In "Home," she writes that she didn't really trust her mother.
"I think that the best way to explain that is that my mother gave me all the color and character and flare and liveliness, and my father gave me all the sanity and nature and all the things that helped me be a more rounded human being," Andrews said.
"My dad (Wells), being as decent a man as he was, if he said he was going to be somewhere, he was. My mum could be unpredictable. I didn't doubt that she didn't love me - I know she did, and I her.
"But being in show business, dealing with alcoholics (Ted Andrews) and becoming an alcoholic herself, she was not as reliable as was my dad."
When she was writing "Home," Andrews had the advantage of an in-house critic: her husband of 38 years, writer-director Blake Edwards ("Breakfast at Tiffany's," "The Pink Panther" comedies and other movies).
"One of the few comments that Blake made about the book was that `characters make your story.' I had such characters to write about - my aunts and uncles, the people I worked with, Tim White," she recalled.
T.H. White, the eccentric author of the classic Arthurian tale "The Once and Future King," lived in solitude on the tiny English Channel island of Alderney. Andrews and her husband at the time, set and costume designer Tony Walton, visited him and ended up buying a small place on the island. White was delighted that she would play Guinevere in a Broadway musical, "Camelot," an adaptation of his work.
Although White could be cordial, he could also become quarrelsome. One night in an island cafe, he behaved so abominably that Tony and Julie, who was pregnant with Emma, called him on it.
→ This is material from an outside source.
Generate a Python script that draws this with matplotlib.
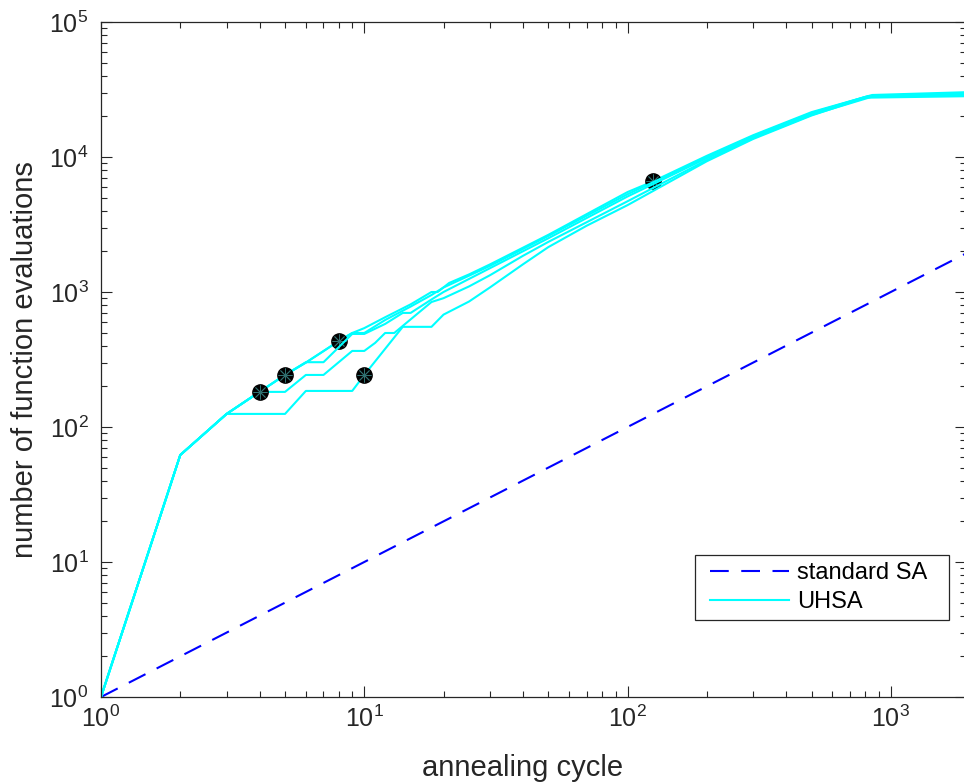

He stalked out.
Andrews writes of another encounter with an author. It happened the day after she had given birth to Emma Katherine Walton, on Nov. 27, 1962. The phone rang and a voice said, "Hello, this is P.J. Travers."
After her Broadway triumphs in "The Boy Friend," "My Fair Lady" and "Camelot," Andrews had been signed by Walt Disney to star in her first American movie, "Mary Poppins."
Travers, who had written the books about the high-flying nanny, commented, "Well, you're much too pretty, of course (to play Poppins). But you've got the nose for it."
Andrews considers herself fortunate to have walked with the "giants" of theater. "That great golden era of Broadway - I hit it just as it was peaking. It was wonderful."
She cited the three great steppingstones in her life: at 12, when a flower lady on the street gave her violets as she was walking to a theater to perform and she ended up stopping the show; going to Broadway; going to Hollywood.
"To be that lucky is phenomenal," she said.
The full title of her tome is "Home: A Memoir of My Early Years." So is she planning on "Home: A Memoir of My Later Years"?
"I don't think so," she replied defensively. "I'm just so amazed at the success of this book. It was easier to write because I didn't have to tiptoe around anything; I was just able to write it. That's not true; I did tiptoe. But I didn't have to worry because everybody has passed on.
"The later years would be harder to write because there's just so much: the wonder of people I've met, the movies I've made. I can wait."